Riley (Laura Bilgeri) moves with her father Chris (Rusty Joiner) to a new town for a fresh start. Struggling to make friends, she eventually joins forces with fellow loner Kyla (Lucy Loken). Things are going well as Riley’s personal life begins to blossom, until it becomes apparent that Kyla is obsessed with her father and will stop at nothing to have him.

My Teacher, My Obsession is a fairly standard obsessive stalker-seducer movie which brings little new to the game. Having said that, the plot is generally well constructed and the characterisation is relatively believable. However, Chris’ vulnerability and struggles to resist seduction by Kyla should have been set-up more convincingly. Also, Kyla’s mother’s naivety regarding her daughter’s true nature doesn’t quite ring true.
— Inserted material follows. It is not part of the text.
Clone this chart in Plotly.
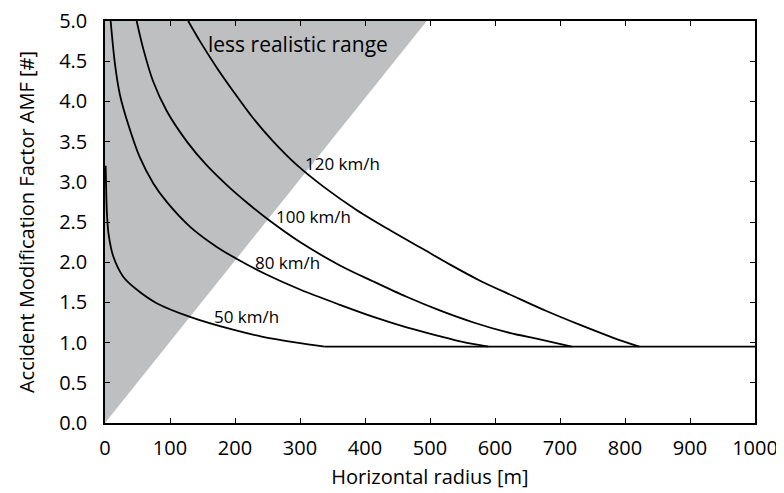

Rusty Joiner has a porn star’s name and a porn star’s body, and on this he was surely given the role. He isn’t a bad actor, but he was miscast. He was particularly unconvincing as a teacher and father, although he does grow into the role of tormented potential seducee later on in the film. The wardrobe department also flunked the exam; I found myself constantly distracted by the bizarrely ill-fitting clothing that Joiner was dressed in.

Laura Bilgeri and Jana Lee Hamblin (Kyla’s mother) were convincing, trying their best to find the throughline in this script which sometimes sagged.

All in all, this is an entertaining TV movie, bubble gum for the brain. Generally competent, if trite, though woefully miscast in the case of Joiner.